Текущий культурный процесс
Если говорить об объективной оценке киноискусства и культуры в целом, экономические успехи не являются мерилом. Такие тонкие вещи нельзя оценивать по прибылям и убыткам или по количеству зрителей — это слишком объективный критерий, а категория «жизнеспособность культуры» очень субъективна.
Если люди пробуют делать что-то и находят для этого возможности — это косвенно свидетельствует, что культурный процесс в стране идет. Если говорить о кино, то здесь есть простой критерий: первые две недели жизни фильма в общем пространстве определяют дальнейшую его судьбу. Помнит ли кто-то о фильме через две недели, возвращается ли к нему, хочет ли снова его посмотреть, поразмышлять над ним? Это, как мне кажется, довольно объективный показатель. Благодаря Интернету можно зафиксировать количество ссылок, скачиваний, упоминаний, обсуждений. Есть картины, вышедшие несколько лет назад, которые люди до сих пор живо обсуждают, они побуждают людей к размышлениям. И это вполне веское доказательство того, что конкретный фильм не является мертворожденным продуктом массовой культуры.
Еще один важный момент: есть смыслы, а есть обсуждение смыслов. Есть то, что действительно происходит в культуре, а есть интерпретации этих процессов. И, наверное, отражение результатов культурной деятельности в интерпретациях — тоже своего рода критерий их наличия и жизнеспособности.
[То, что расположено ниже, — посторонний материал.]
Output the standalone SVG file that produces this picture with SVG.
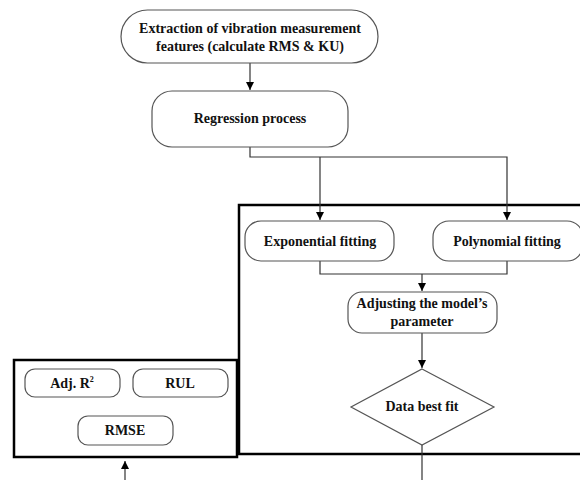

Наверное, есть какие-то оценочные категории, связанные с профессиональными конкурсами, выставками, фестивалями. Но это в большей степени лотерея, мнения всегда субъективны. Сколько замечательных фильмов и спектаклей не получало никаких призов, а люди по-прежнему смотрят их, радуются, переживают и испытывают эстетическое удовольствие.
Все это лишь мои субъективные предположения относительно того, как можно измерить температуру тела под названием «культура».